Sa narration décrit la situation à Genève de 1530 à 1535, dans le but d'entretenir dans sa communauté le souvenir de cette époque troublée. Les trois cinquièmes du récit se rapportent aux tribulations des clarisses et aux circonstances qui ont provoqué leur «départie» (juillet 1535-septembre 1536). La fin décrit les vaines tentatives des réformés pour les amener à défroquer et à se marier, ainsi que le départ pour l'exil jusqu'à l'arrivée à Annecy. Jeanne parle tantôt à la première personne (mais en restant anonyme), tantôt à la troisième, en citant «Jeanne» parmi les plus jeunes soeurs, et aussi les plus exposées car réclamées par les autorités genevoises. Elle s'en prend à Luther (Calvin n'arrive à Genève qu'en 1536), à Farel, à Viret, analyse les causes et les conséquences de la révolution religieuse dont elle est témoin. Son récit, très dramatique, abonde en tableaux violents et tumultueux. Il offre nombre de scènes d'affrontement entre «luthériens hérétiques» et religieuses, et aussi beaucoup de portraits vivants, comme celui de Marie Dentière, une «moine abbesse, fausse, ridée et langue diabolique, ayant mari et enfants, qui se mêlait de prêcher et de pervertir les gens de dévotion», lors de l'irruption des réformés dans le couvent. Sa date de mort n'est pas connue.

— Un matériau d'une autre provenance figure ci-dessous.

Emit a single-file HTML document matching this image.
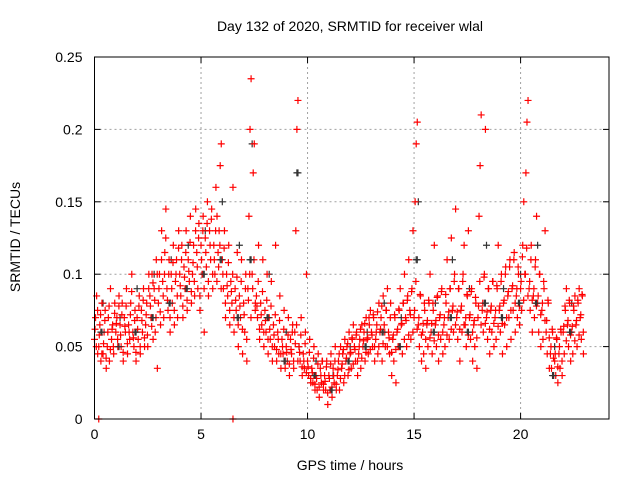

Les études féministes des dernières décennies ont fait resurgir l'écrivaine du couvent des clarisses de Genève, mais toujours en relation avec Marie Dentière, ex-abbesse réformée, qui a bien davantage retenu l'attention.
Oeuvres
1535-1546? : Le Levain du calvinisme ou commencement de l'hérésie de Genève. Éd. A. C. Griel, Genève, Fr. Jullien, 1865.
Choix bibliographique
- Chroniqueurs du XVIesiècle. Bibliothèque romande, Lausanne, 1974, «Jeanne de Jussie», introd., p.54 et suiv.
- Head, Thomas. «The Religion of the Femmelettes: Ideals and Experience among Women of the Sixteenth Century France», in L. Coon, K. Haldane and E. Somme (dir.), That Gentle Strength: Historical Perspectives on Women in Christianity. Charlottesville, Virginia, 1991, p.149-175.
- Lazard, Madeleine. «Deux soeurs ennemies, Marie Dentière et Jeanne de Jussie: nonnes et réformées à Genève», in B. Chevalier et R. Sauzet (dir.), Les réformes, enracinement socio-culturel. Paris, Éd. de la Maisnie, 1985, p.239-249.
- Pontenay de Fontenette, Micheline. Les Religieuses à l'âge classique du droit canon. Paris, Vrin, 1967.
- Roelker, Nancy. «The Appeal of Calvinism in French Noble Women in the XVIe Century»,. The Journal of Interdisciplinary History, 2, 1972, p.402, 407.